Stanley's blog

The atmosphere in this week’s annual Central Economic Work Conference, held in Beijing, was the reverse of last year, when Premier Wen Jiabao succeeded against opposition in adhering to tightening credit. This year, Wen Jiabao and his colleagues have decided to invest an additional 4 trillion yuan before 2010. This decision has not been universally welcomed. People’s reaction on the Internet is suspicious. How much will benefit corrupt officials, despite the strengthening of supervision by the Central Commission for Discipline Inspection?

The Conference is an important mechanism for the higher levels of the Chinese Communist Party to reach a consensus on economic policy for the coming year.

There has also been criticism from the elites.
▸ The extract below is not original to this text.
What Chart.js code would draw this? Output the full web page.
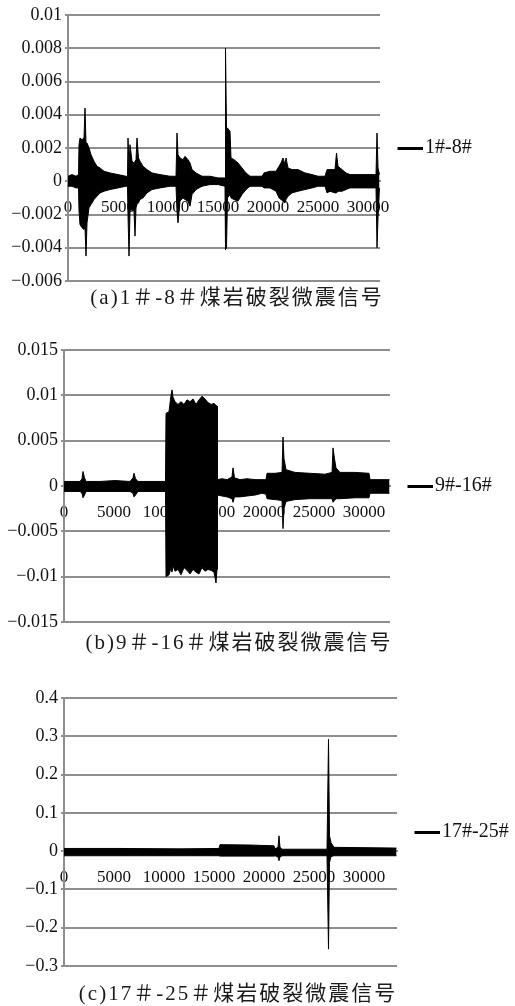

Hu Deping, son of Hu Yaobang, published a signed article in the latest issue of Nanfang Zhoumo [Southern Weekend] entitled “Causes and countermeasures of the financial tsunami.” He points out that “Over the past 30 years, China’s GDP grew 67-fold, but per capita national income increased only 12-fold; the state’s public expenditure is also far from ideal: this ratio, however stated, can’t be considered well-balanced.”

Hu touched on the crucial issue of how hard it will be for the 4 trillion investment to increase citizens’ consumption. In his article on “The financial crisis and building a better society in China,” Zheng Yongnian [Director, East Asian Institute, National University of Singapore], has expressed his disappointment with Premier Wen Jiabao more directly. He accuses Wen, like Zhu Rongji in times past, for investing a lot of money in infrastructure instead of building the social security system, or spending money on the people and so once again missing a great opportunity for social reform. Zheng states: “Money is needed for China’s social reform, and the Central Government has plenty of it, but is neither willing not able to spend it. This is a very sad thing.” It is interesting that Zheng’s article was reprinted in Cankao xiaoxi [Reference News] making it accessible to millions of Chinese readers.

From another angle, the influential economic commentator Ye Tan criticises the harm Premier Wen’s 4 trillion investment would do, namely, it would continue to suppress the development space of private enterprise. Miss Ye’s op-ed, “30 years of private enterprise: slipping through gaps between SOEs and foreign invested firms” gives a cogent account of how private enterprise has never been given a normal living environment in the CPC’s 30 years of reform and opening up, while “Central and local SOEs and large-scale foreign invested firms were given institutional transfusions in the form of distorted resource allocations, including energy, finance, taxation, and legal regulation, destroying the basis of endogenous competition.” As a result, the relationship between the private and public sectors enterprises is incestuous.

Zheng Yongnian questions why the CPC is always unwilling to spend it on the people? Is it because this does not suit the interests of the bureaucracy? Confucius said long ago, “Worry not about scarcity but about uneven distribution”. A provocative view is that uneven distribution of wealth is more threatening to a régime than less wealth more equally spread.